The book brings out the individuality of the girls as they grow in the Faith and develop their hearts. It displays a sense of order in the schools and in the lives of the girls. The girls learn neatness...order...a prayer life...a sense of balanced hierarchy...duty...how to love sweetly. It is both consoling and supporting--as are the nuns portrayed here, who, incidentally, are based on real figures from a real boarding school in the early to mid-20th century.
The kind of things girls learned in this school…
"Every person in the world has a secret sorrow that nobody knows about. I always thought my Auntie Ethelyn was the merriest person on earth. She was always laughing and singing, and she was always so good-natured, and her friends always went to her to get cheered up. She never seemed like an "old maid," but just like a big girl in grammar school. She seemed to be so easy-going and contented that it would almost make you want to be an old maid just like her because she was happier than other ladies, especially the married ones. If my lovely joyful Auntie could have a hidden suffering, then everybody must have a hidden suffering, and this world is truly a vale of tears."

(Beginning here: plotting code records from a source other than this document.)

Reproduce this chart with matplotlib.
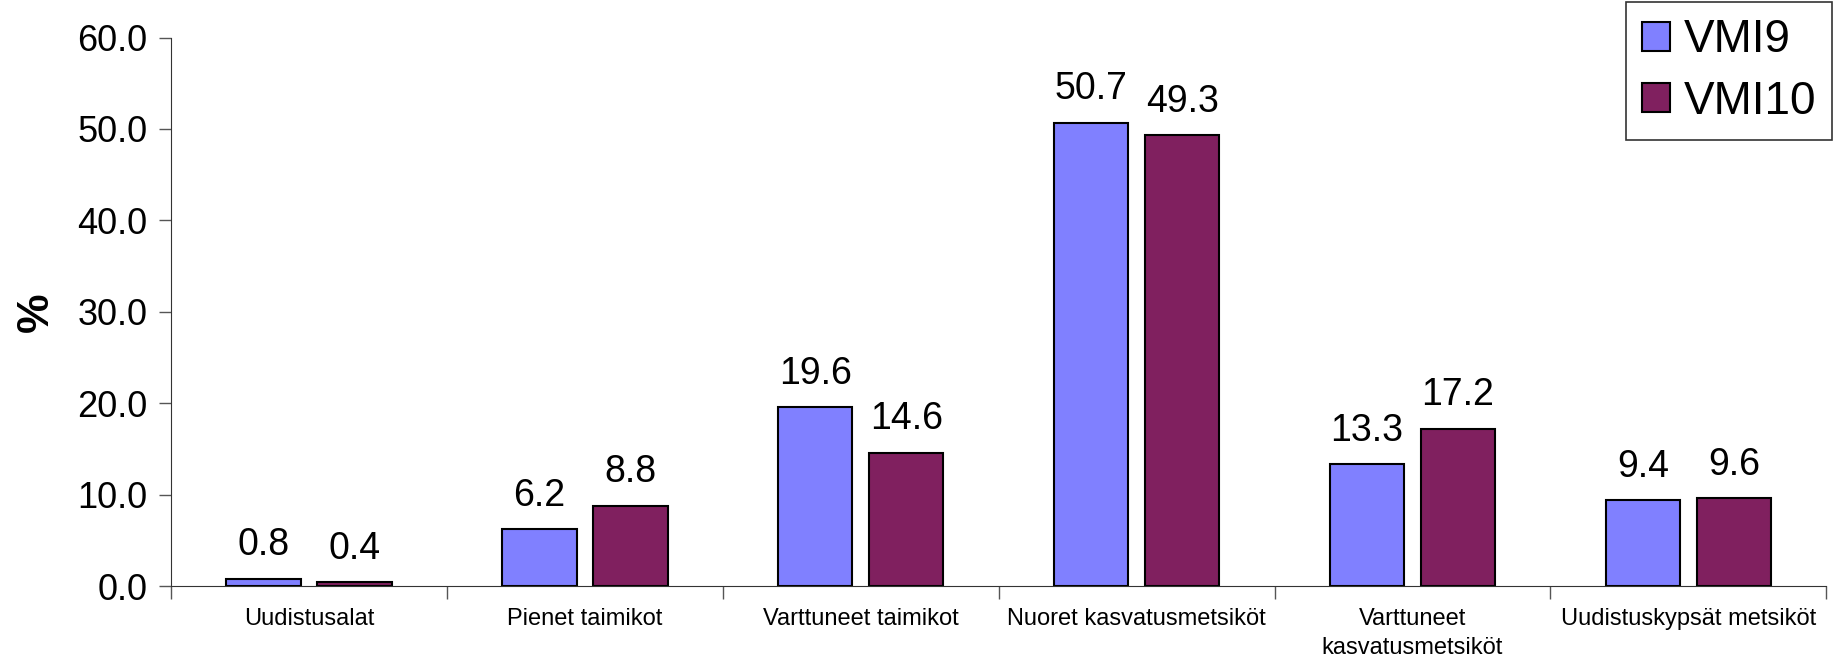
import matplotlib.pyplot as plt
import numpy as np

# data
categories = ["Uudistusalat", "Pienet taimikot", "Varttuneet taimikot",
              "Nuoret kasvatusmetsiköt", "Varttuneet\nkasvatusmetsiköt",
              "Uudistuskypsät metsiköt"]
vmi9 = [0.8, 6.2, 19.6, 50.7, 13.3, 9.4]
vmi10 = [0.4, 8.8, 14.6, 49.3, 17.2, 9.6]

plt.rcParams['font.family'] = ['Liberation Sans', 'DejaVu Sans']

fig = plt.figure(figsize=(18.41, 6.58), dpi=100)
ax = fig.add_axes([0.0929, 0.1094, 0.8991, 0.8336])

x = np.arange(len(categories))
w = 0.27
gap = 0.06
b1 = ax.bar(x - (w + gap) / 2, vmi9, w, color='#8080FF', edgecolor='black',
            linewidth=1.5, label='VMI9')
b2 = ax.bar(x + (w + gap) / 2, vmi10, w, color='#80205F', edgecolor='black',
            linewidth=1.5, label='VMI10')

for bars in (b1, b2):
    for r in bars:
        ax.annotate(f"{r.get_height():.1f}",
                    (r.get_x() + r.get_width() / 2, r.get_height()),
                    xytext=(0, 11), textcoords='offset points',
                    ha='center', va='bottom', fontsize=27)

ax.set_xlim(-0.5, len(categories) - 0.5)
ax.set_ylim(0, 60)
ax.set_yticks(np.arange(0, 61, 10))
ax.set_yticklabels([f"{v:.1f}" for v in np.arange(0, 61, 10)], fontsize=26)

# category labels between boundary ticks
ax.set_xticks(np.arange(-0.5, len(categories), 1.0))
ax.set_xticklabels([])
ax.set_xticks(x, minor=True)
ax.set_xticklabels(categories, minor=True, fontsize=17, linespacing=1.4)
ax.tick_params(axis='x', which='minor', length=0, pad=16)
ax.tick_params(axis='x', which='major', length=9, width=1, color='#555555')
ax.tick_params(axis='y', length=9, width=1, color='#555555', pad=8)

for s in ('top', 'right'):
    ax.spines[s].set_visible(False)
ax.spines['left'].set_color('#333333')
ax.spines['bottom'].set_color('#333333')

ax.set_ylabel('%', fontsize=32, fontweight='bold')
ax.yaxis.set_label_coords(-0.069, 0.5)

leg = ax.legend(loc='upper right', bbox_to_anchor=(1.0036, 1.064), fontsize=33,
                frameon=True, fancybox=False, edgecolor='black',
                handlelength=0.6, handleheight=0.6, handletextpad=0.3,
                borderpad=0.35, labelspacing=0.38, borderaxespad=0)
leg.get_frame().set_linewidth(1.2)

fig.savefig('out.png', dpi=100)
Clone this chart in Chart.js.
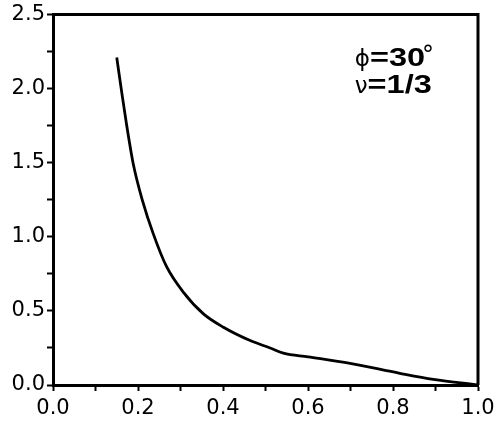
<!DOCTYPE html>
<html>
<head>
<meta charset="utf-8">
<script src="https://cdn.jsdelivr.net/npm/chart.js@4"></script>
<style>
  html, body { margin: 0; padding: 0; background: #fff; }
  #wrap { width: 500px; height: 431px; }
</style>
</head>
<body>
<div id="wrap"><canvas id="curveChart" width="500" height="431"></canvas></div>
<script>
// values
const xValues = [0.15, 0.162, 0.173, 0.189, 0.210, 0.236, 0.267, 0.307, 0.354, 0.401, 0.464, 0.511, 0.542, 0.60, 0.699, 0.816, 0.895, 1.0];
const yValues = [2.21, 1.97, 1.76, 1.49, 1.25, 1.02, 0.80, 0.625, 0.48, 0.39, 0.30, 0.25, 0.215, 0.19, 0.146, 0.079, 0.038, 0.0];
const labelLine1 = ['ϕ', '=30', '°'];
const labelLine2 = ['ν', '=1/3'];

const points = xValues.map((x, i) => ({ x: x, y: yValues[i] }));

const frame = {
    id: 'frame',
    afterDraw(chart) {
        const { ctx, chartArea: a } = chart;
        ctx.save();
        ctx.strokeStyle = '#000';
        ctx.lineWidth = 3;
        ctx.beginPath();
        ctx.moveTo(a.left, a.top);
        ctx.lineTo(a.right, a.top);
        ctx.lineTo(a.right, a.bottom);
        ctx.stroke();
        ctx.restore();
    }
};

const note = {
    id: 'note',
    afterDraw(chart) {
        const ctx = chart.ctx;
        const sx = chart.scales.x, sy = chart.scales.y;
        const x0 = sx.getPixelForValue(0.71);
        const y1 = sy.getPixelForValue(2.15);
        const y2 = sy.getPixelForValue(1.97);
        ctx.save();
        ctx.fillStyle = '#000';
        ctx.textBaseline = 'alphabetic';
        // line 1
        let x = x0;
        ctx.font = '23px "DejaVu Sans"';
        ctx.fillText(labelLine1[0], x, y1);
        x += ctx.measureText(labelLine1[0]).width;
        ctx.font = 'bold 25px "Liberation Sans"';
        ctx.save();
        ctx.translate(x, y1);
        ctx.scale(1.3, 1);
        ctx.fillText(labelLine1[1], 0, 0);
        const w1 = ctx.measureText(labelLine1[1]).width * 1.3;
        ctx.restore();
        x += w1;
        ctx.font = '24px "DejaVu Sans"';
        ctx.fillText(labelLine1[2], x - 3, y1 - 3);
        // line 2
        x = x0;
        ctx.font = '23px "DejaVu Sans"';
        ctx.fillText(labelLine2[0], x, y2);
        x += ctx.measureText(labelLine2[0]).width;
        ctx.font = 'bold 25px "Liberation Sans"';
        ctx.translate(x, y2);
        ctx.scale(1.3, 1);
        ctx.fillText(labelLine2[1], 0, 0);
        ctx.restore();
    }
};

const ctx = document.getElementById('curveChart').getContext('2d');
new Chart(ctx, {
    type: 'scatter',
    data: {
        datasets: [{
            data: points,
            showLine: true,
            borderColor: '#000',
            borderWidth: 2.8,
            pointRadius: 0,
            cubicInterpolationMode: 'monotone',
            fill: false
        }]
    },
    options: {
        responsive: false,
        devicePixelRatio: 1,
        animation: false,
        layout: { padding: { top: 14, right: 22, left: 0, bottom: 0 } },
        plugins: { legend: { display: false }, tooltip: { enabled: false } },
        scales: {
            x: {
                type: 'linear',
                min: 0, max: 1,
                afterFit(scale) { scale.height = 46; },
                grid: { drawOnChartArea: false, drawTicks: true, tickLength: 6, tickWidth: 2, color: '#000' },
                border: { display: true, color: '#000', width: 3 },
                ticks: {
                    stepSize: 0.1,
                    autoSkip: false,
                    maxRotation: 0,
                    padding: 5,
                    color: '#000',
                    font: { family: '"DejaVu Sans"', size: 21 },
                    callback: v => Math.round(v * 10) % 2 === 0 ? v.toFixed(1) : ''
                }
            },
            y: {
                type: 'linear',
                min: 0, max: 2.5,
                afterFit(scale) { scale.width = 53; },
                grid: { drawOnChartArea: false, drawTicks: true, tickLength: 6, tickWidth: 2, color: '#000' },
                border: { display: true, color: '#000', width: 3 },
                ticks: {
                    stepSize: 0.25,
                    autoSkip: false,
                    padding: 2,
                    color: '#000',
                    font: { family: '"DejaVu Sans"', size: 21 },
                    callback: v => Math.round(v * 4) % 2 === 0 ? v.toFixed(1) : ''
                }
            }
        }
    },
    plugins: [frame, note]
});
</script>
</body>
</html>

"All the students in our school have to wear uniforms. Sister Superior told us that we wear uniforms to give us unity and equality, and to remind us that we are all the same in the sight of God, whether we are rich or poor, whether we have talents or not."
"[Sister] said that all young people, boys and girls, soon find out that they are weak, and if no one explains to them that it is from original sin, they begin to think that they are wicked all over; and they grow sad and discouraged and might even give up trying to be good and holy. She said that in spite of the effects original sin has left in us, we were all noble and wonderful and lovely as flowers deep down in us, and we ought to let that wonderful part come out and not the bad part. She said we mustn't talk about certain things because it doesn't do any good to talk about them."